Specify a Property Name (only English letters, numbers, and underscores are allowed), then enter the property value.
States
In B2Win Suite, States allow workflows to maintain and share data across iterations during their execution. States are particularly useful for nodes that need to "remember" information between iterations, such as tracking the last run time or a value retrieved during execution.
State Scope
- Execution-Level State: States exist at the level of a workflow execution. They persist across all iterations within the current execution.
- Resetting State: When a workflow execution is restarted, all states are cleared unless explicitly configured to be preserved.
Node-Specific States
Nodes can maintain their own state. Examples include:
- Scheduler Node: Remembers the last time it triggered an iteration.
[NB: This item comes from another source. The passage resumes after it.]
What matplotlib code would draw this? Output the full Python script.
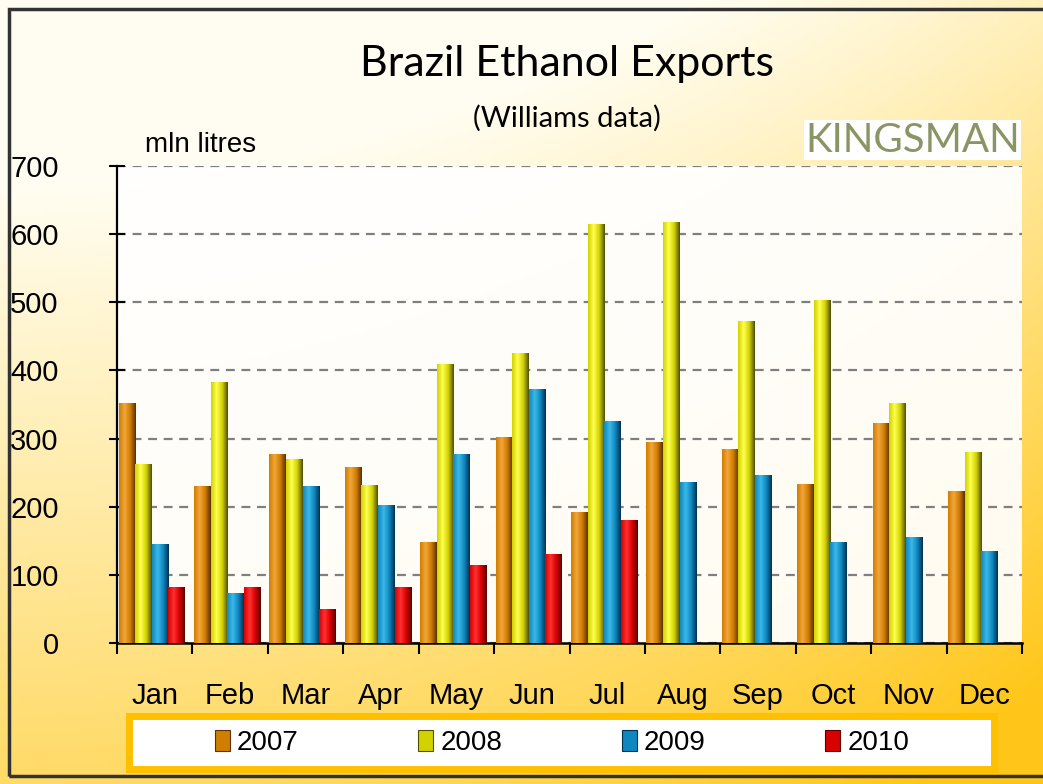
import numpy as np
import matplotlib
matplotlib.use('Agg')
import matplotlib.pyplot as plt
from matplotlib.patches import Rectangle, Patch
from matplotlib.colors import LinearSegmentedColormap

months = ['Jan', 'Feb', 'Mar', 'Apr', 'May', 'Jun', 'Jul', 'Aug', 'Sep', 'Oct', 'Nov', 'Dec']
years = ['2007', '2008', '2009', '2010']
v2007 = [352, 231, 278, 258, 148, 302, 192, 295, 285, 234, 323, 223]
v2008 = [262, 383, 270, 232, 409, 426, 615, 618, 472, 504, 352, 280]
v2009 = [145, 73, 231, 203, 278, 373, 326, 237, 247, 148, 156, 135]
v2010 = [82, 82, 50, 82, 115, 130, 181, np.nan, np.nan, np.nan, np.nan, np.nan]
series = [v2007, v2008, v2009, v2010]
yticks = [0, 100, 200, 300, 400, 500, 600, 700]

# dark edge, base, highlight for each year (fake cylinder shading)
shades = [('#5e3000', '#d07e00', '#f2a63a'),
          ('#505000', '#d2d200', '#ffff50'),
          ('#00324e', '#0f88c0', '#3cb8e8'),
          ('#5a0000', '#d80000', '#ff3030')]

W, H = 1043, 784
fig = plt.figure(figsize=(W / 100, H / 100), dpi=100)

# background: cream top-left fading to warm yellow/orange bottom
yy, xx = np.mgrid[0:1:200j, 0:1:260j]
t = np.clip(0.85 * yy + 0.45 * xx ** 2 - 0.2, 0, 1)
top = np.array([1.0, 0.995, 0.95])
bot = np.array([1.0, 0.78, 0.10])
img = top * (1 - t[..., None]) + bot * t[..., None]
bg = fig.add_axes([0, 0, 1, 1])
bg.imshow(img, aspect='auto', extent=[0, 1, 0, 1], origin='upper')
bg.set_xlim(0, 1)
bg.set_ylim(0, 1)
bg.axis('off')
bg.add_patch(Rectangle((9 / W, 8 / H), 1.2, (H - 17) / H, fill=False,
                       edgecolor='#333333', lw=2.5))

ax = fig.add_axes([117 / W, (H - 643) / H, (1022 - 117) / W, (643 - 166) / H])
ax.set_facecolor((1, 1, 1, 0.93))

x = np.arange(len(months))
bw = 0.22
for i, vals in enumerate(series):
    dark, base, light = shades[i]
    cmap = LinearSegmentedColormap.from_list('c%d' % i, [base, light, base, dark])
    grad = np.linspace(0, 1, 64).reshape(1, -1)
    bars = ax.bar(x + (i - 1.5) * bw - 0.04, vals, bw, color=base,
                  edgecolor='none', zorder=3)
    for b in bars:
        if not b.get_height() > 0:
            continue
        im = ax.imshow(grad, cmap=cmap, aspect='auto', zorder=3.5,
                       extent=[b.get_x(), b.get_x() + b.get_width(), 0, b.get_height()])
        im.set_clip_path(b)

ax.set_xlim(-0.5, 11.5)
ax.set_ylim(0, 700)
ax.set_yticks(yticks)
ax.set_yticklabels([str(v) for v in yticks], fontsize=21, family='Liberation Sans')
ax.yaxis.grid(True, color='#7f7f7f', lw=1.6, linestyle=(0, (4, 3)), zorder=1)
ax.tick_params(axis='y', direction='inout', length=12, width=1.5, pad=36)

ax.set_xticks(np.arange(-0.5, 12, 1))
ax.set_xticklabels([])
ax.set_xticks(x, minor=True)
ax.set_xticklabels(months, minor=True, fontsize=21, family='Liberation Sans')
ax.tick_params(axis='x', which='major', direction='out', length=8, width=1.5)
ax.tick_params(axis='x', which='minor', length=0, pad=28)

for s in ['top', 'right']:
    ax.spines[s].set_visible(False)
ax.spines['left'].set_linewidth(1.6)
ax.spines['bottom'].set_linewidth(1.8)

fig.text(567 / W, 1 - 64 / H, 'Brazil Ethanol Exports', ha='center', va='center',
         fontsize=31, family='Lato')
fig.text(567 / W, 1 - 118 / H, '(Williams data)', ha='center', va='center',
         fontsize=21, family='Lato')
fig.text(145 / W, 1 - 145 / H, 'mln litres', ha='left', va='center',
         fontsize=20, family='Liberation Sans')
fig.text(1020 / W, 1 - 140 / H, 'KINGSMAN', ha='right', va='center',
         fontsize=29, color='#8a9566', family='Lato',
         bbox=dict(facecolor='white', edgecolor='none', pad=1))

# legend box
bg.add_patch(Rectangle((129 / W, (H - 769) / H), (994 - 129) / W, (769 - 716) / H,
                       facecolor='white', edgecolor='#ffc000', lw=5, zorder=5))
handles = [Patch(facecolor=shades[i][1], edgecolor=shades[i][0], lw=0.8) for i in range(4)]
leg = fig.legend(handles, years, loc='center', bbox_to_anchor=(562 / W, 1 - 743 / H),
                 ncol=4, frameon=False, prop={'family': 'Liberation Sans', 'size': 20},
                 handlelength=0.55, handleheight=0.8, handletextpad=0.25, columnspacing=4.3)

fig.savefig('out.png', dpi=100)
This ensures the scheduler doesn't repeat executions unnecessarily.
- Query Trigger Node: Tracks the last value read from the database, ensuring that subsequent executions continue from where the last query ended.
- Custom States: Developers can define custom states in nodes to store specific information that needs to be reused across iterations.
State Persistence
To ensure proper management of workflow states:
- Default Behavior: By default, states are cleared when the workflow execution is restarted.
- Preserve State: If a workflow requires states to persist beyond a reset, you can explicitly configure the workflow or node to preserve the state.
For example:
- A scheduler node preserving its last run timestamp ensures it resumes operation seamlessly after a workflow restart.
- A database query trigger maintaining the last retrieved value prevents duplicate processing of previously fetched data.
Practical Use Cases
- Tracking Last Execution: Schedule-based workflows can avoid re-executing on past triggers.
- Incremental Data Processing: Query nodes can process only new records by remembering the last retrieved ID or timestamp.
- Custom State Management: Developers can define properties to maintain counters, flags, or any stateful data across multiple iterations.
Resetting the State
When restarting a workflow:
- Default Reset: All node states are cleared, and the workflow starts fresh.
- Preserve State Option: Allows states to persist across restarts, ensuring seamless continuation of workflow execution.
By leveraging States, B2Win Suite workflows become highly adaptable, enabling advanced functionality like incremental processing, intelligent scheduling, and dynamic state sharing between nodes.